NEAR: Neighborhood Edge AggregatoR for Graph Classification
This work addresses a bottleneck in GNNs for graph classification, which is important for domains like bioinformatics and social network analysis, but it is incremental as it builds on existing methods like GIN.
The paper tackles the problem of information loss in graph neural networks (GNNs) that rely on 1-hop neighborhood message passing by proposing NEAR, a framework that aggregates edge relations in neighborhoods, and it shows improvements over existing 1-hop GNNs in graph classification tasks.

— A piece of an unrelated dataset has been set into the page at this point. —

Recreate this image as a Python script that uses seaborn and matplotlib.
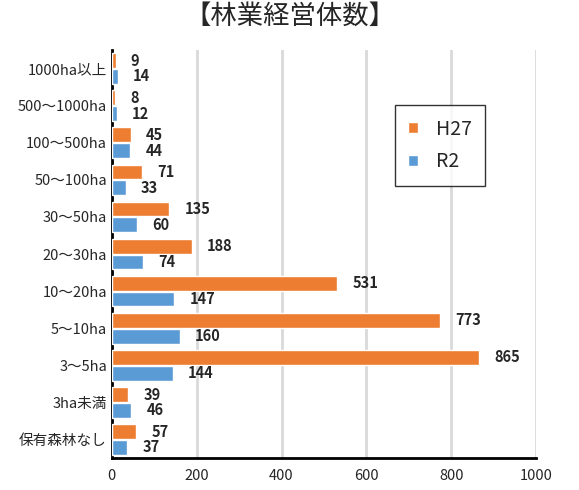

Learning graph-structured data with graph neural networks (GNNs) has been recently emerging as an important field because of its wide applicability in bioinformatics, chemoinformatics, social network analysis and data mining. Recent GNN algorithms are based on neural message passing, which enables GNNs to integrate local structures and node features recursively. However, past GNN algorithms based on 1-hop neighborhood neural message passing are exposed to a risk of loss of information on local structures and relationships. In this paper, we propose Neighborhood Edge AggregatoR (NEAR), a framework that aggregates relations between the nodes in the neighborhood via edges. NEAR, which can be orthogonally combined with Graph Isomorphism Network (GIN), gives integrated information that describes which nodes in the neighborhood are connected. Therefore, NEAR can reflect additional information of a local structure of each node beyond the nodes themselves in 1-hop neighborhood. Experimental results on multiple graph classification tasks show that our algorithm makes a good improvement over other existing 1-hop based GNN-based algorithms.